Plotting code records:
↓

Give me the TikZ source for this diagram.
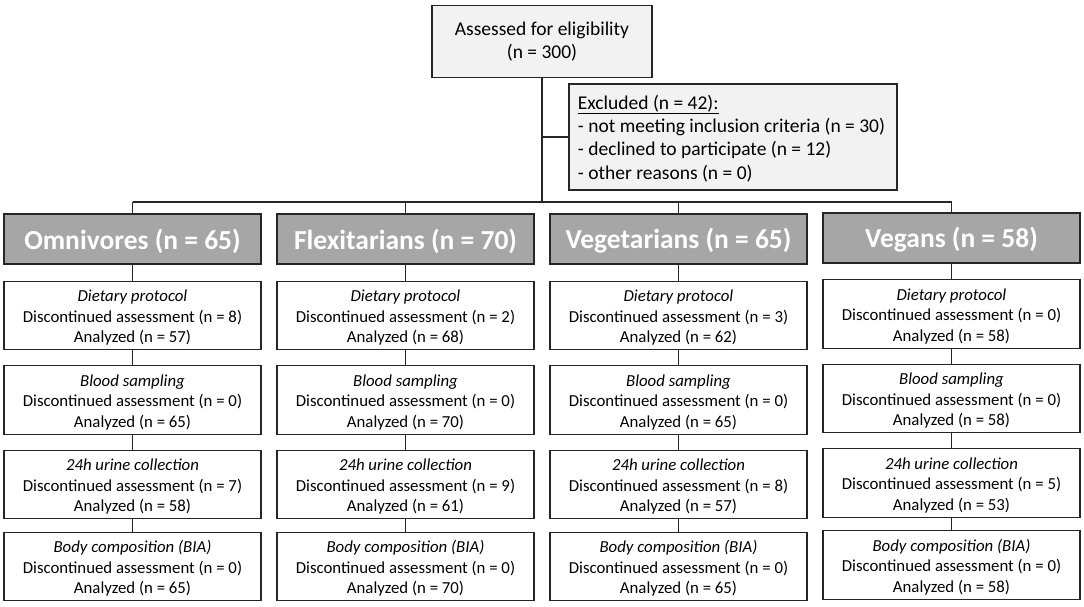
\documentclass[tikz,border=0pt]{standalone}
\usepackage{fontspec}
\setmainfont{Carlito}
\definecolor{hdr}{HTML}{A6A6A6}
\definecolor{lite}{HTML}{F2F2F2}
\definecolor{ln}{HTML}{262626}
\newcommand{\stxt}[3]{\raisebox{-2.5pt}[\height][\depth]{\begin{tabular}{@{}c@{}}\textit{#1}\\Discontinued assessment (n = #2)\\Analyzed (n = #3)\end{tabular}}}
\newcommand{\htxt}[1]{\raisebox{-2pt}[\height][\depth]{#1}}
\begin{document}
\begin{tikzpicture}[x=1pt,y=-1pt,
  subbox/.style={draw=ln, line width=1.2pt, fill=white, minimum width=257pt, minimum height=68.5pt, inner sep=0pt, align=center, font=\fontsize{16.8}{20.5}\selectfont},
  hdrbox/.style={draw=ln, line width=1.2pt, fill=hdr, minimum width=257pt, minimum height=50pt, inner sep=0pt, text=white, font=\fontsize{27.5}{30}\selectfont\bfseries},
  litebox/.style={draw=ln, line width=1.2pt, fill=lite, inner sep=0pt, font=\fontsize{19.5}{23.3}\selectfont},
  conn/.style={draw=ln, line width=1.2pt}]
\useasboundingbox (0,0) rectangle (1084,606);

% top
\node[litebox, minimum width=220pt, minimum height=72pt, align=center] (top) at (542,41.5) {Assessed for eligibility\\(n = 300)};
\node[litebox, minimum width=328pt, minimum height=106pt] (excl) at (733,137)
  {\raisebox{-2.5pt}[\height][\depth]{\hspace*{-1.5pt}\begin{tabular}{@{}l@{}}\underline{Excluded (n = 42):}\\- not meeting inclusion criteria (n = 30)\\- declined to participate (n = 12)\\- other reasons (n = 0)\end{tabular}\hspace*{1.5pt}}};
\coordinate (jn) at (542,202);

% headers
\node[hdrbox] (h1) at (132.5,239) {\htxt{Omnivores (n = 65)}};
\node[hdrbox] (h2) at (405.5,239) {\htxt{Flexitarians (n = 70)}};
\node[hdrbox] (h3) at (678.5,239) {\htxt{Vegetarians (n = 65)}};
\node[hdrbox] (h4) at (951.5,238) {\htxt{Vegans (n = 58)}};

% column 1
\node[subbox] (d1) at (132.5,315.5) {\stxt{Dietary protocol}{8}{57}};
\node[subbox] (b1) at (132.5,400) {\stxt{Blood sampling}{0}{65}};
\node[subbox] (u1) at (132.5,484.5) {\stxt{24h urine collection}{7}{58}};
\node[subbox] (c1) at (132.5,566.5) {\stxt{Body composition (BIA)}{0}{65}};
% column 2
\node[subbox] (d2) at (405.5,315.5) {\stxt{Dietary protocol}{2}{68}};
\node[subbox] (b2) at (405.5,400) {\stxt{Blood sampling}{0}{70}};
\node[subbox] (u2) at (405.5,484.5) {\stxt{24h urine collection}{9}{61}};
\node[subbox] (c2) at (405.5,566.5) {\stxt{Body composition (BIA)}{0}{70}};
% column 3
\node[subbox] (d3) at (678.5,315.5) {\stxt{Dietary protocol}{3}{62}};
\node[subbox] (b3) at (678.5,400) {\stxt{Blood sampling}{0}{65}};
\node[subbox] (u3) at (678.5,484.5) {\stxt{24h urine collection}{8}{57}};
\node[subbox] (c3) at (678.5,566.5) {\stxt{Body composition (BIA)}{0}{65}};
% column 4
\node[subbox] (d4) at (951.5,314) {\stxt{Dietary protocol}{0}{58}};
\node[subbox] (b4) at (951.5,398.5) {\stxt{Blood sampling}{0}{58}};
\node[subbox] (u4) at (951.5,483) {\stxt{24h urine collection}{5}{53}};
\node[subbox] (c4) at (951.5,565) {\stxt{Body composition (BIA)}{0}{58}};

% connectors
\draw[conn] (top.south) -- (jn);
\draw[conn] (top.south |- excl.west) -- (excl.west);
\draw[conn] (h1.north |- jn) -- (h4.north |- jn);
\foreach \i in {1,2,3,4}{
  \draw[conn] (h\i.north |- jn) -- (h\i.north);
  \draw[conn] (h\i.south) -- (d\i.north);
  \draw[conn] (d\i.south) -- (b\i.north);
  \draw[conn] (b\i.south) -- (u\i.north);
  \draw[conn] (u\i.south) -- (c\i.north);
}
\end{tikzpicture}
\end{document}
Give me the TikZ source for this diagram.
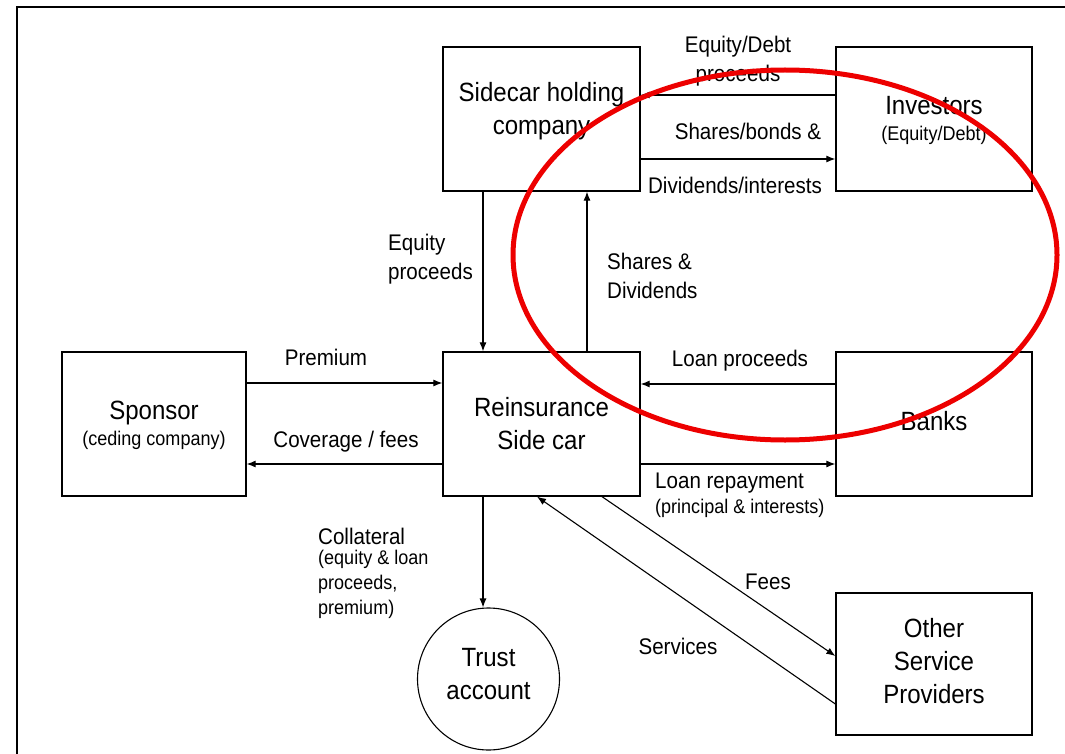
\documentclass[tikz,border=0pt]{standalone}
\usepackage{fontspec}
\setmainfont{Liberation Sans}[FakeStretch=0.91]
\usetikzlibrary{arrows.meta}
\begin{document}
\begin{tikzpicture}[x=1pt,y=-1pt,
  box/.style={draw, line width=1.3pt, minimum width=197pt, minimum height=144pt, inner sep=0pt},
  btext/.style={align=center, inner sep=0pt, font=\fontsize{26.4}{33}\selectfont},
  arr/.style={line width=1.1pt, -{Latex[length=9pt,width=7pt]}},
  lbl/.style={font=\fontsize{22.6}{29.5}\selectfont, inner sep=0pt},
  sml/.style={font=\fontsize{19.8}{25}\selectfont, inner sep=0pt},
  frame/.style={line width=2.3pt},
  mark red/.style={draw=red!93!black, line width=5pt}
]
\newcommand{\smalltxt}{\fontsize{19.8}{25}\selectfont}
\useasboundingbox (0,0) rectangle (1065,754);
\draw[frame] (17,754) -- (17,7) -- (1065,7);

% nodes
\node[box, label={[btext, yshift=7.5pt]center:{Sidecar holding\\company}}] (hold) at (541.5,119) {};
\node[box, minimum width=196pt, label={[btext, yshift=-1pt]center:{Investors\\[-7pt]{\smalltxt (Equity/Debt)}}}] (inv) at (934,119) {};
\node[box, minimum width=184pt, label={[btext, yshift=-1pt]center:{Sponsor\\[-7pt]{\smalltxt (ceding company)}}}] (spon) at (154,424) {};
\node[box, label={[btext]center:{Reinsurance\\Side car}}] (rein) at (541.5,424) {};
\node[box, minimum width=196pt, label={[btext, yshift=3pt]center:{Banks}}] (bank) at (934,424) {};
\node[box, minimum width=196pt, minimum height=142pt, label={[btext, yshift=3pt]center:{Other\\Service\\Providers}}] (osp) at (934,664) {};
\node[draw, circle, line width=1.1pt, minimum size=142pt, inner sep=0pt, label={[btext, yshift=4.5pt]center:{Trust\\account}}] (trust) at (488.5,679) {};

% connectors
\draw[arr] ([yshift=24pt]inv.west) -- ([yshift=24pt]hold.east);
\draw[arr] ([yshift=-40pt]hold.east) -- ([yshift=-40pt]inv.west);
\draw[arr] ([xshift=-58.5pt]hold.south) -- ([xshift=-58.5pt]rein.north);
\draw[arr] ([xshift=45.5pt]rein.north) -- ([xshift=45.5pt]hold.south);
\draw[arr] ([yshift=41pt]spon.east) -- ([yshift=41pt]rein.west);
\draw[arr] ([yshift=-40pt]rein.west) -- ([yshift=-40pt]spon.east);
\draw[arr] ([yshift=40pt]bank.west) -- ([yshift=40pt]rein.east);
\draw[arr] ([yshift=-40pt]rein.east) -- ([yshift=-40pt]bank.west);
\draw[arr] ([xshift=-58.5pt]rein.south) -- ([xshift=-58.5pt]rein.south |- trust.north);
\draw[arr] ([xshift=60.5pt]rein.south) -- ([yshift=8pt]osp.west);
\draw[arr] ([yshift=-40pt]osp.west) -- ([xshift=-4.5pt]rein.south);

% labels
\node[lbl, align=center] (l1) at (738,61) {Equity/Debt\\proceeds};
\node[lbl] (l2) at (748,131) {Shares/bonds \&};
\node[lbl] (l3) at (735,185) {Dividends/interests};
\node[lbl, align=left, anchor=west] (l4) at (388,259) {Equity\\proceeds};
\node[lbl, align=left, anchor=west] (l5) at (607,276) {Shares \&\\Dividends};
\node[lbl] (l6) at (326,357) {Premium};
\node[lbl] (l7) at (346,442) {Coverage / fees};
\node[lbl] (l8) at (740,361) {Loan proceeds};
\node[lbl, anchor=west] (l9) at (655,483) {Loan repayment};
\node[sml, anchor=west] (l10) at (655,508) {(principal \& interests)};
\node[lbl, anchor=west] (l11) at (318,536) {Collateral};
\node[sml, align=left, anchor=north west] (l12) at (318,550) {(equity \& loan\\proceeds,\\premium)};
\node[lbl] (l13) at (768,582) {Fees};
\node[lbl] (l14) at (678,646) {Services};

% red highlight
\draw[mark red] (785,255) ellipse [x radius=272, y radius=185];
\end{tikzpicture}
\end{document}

↑

Stated problem:
Begin at the first line of the entries above and return each line exactly, stopping after the line that contains "(0,0) rectangle (1084,606);". Pictures do not belong in the copy.

Answer below:
Give me the TikZ source for this diagram.
\documentclass[tikz,border=0pt]{standalone}
\usepackage{fontspec}
\setmainfont{Carlito}
\definecolor{hdr}{HTML}{A6A6A6}
\definecolor{lite}{HTML}{F2F2F2}
\definecolor{ln}{HTML}{262626}
\newcommand{\stxt}[3]{\raisebox{-2.5pt}[\height][\depth]{\begin{tabular}{@{}c@{}}\textit{#1}\\Discontinued assessment (n = #2)\\Analyzed (n = #3)\end{tabular}}}
\newcommand{\htxt}[1]{\raisebox{-2pt}[\height][\depth]{#1}}
\begin{document}
\begin{tikzpicture}[x=1pt,y=-1pt,
  subbox/.style={draw=ln, line width=1.2pt, fill=white, minimum width=257pt, minimum height=68.5pt, inner sep=0pt, align=center, font=\fontsize{16.8}{20.5}\selectfont},
  hdrbox/.style={draw=ln, line width=1.2pt, fill=hdr, minimum width=257pt, minimum height=50pt, inner sep=0pt, text=white, font=\fontsize{27.5}{30}\selectfont\bfseries},
  litebox/.style={draw=ln, line width=1.2pt, fill=lite, inner sep=0pt, font=\fontsize{19.5}{23.3}\selectfont},
  conn/.style={draw=ln, line width=1.2pt}]
\useasboundingbox (0,0) rectangle (1084,606);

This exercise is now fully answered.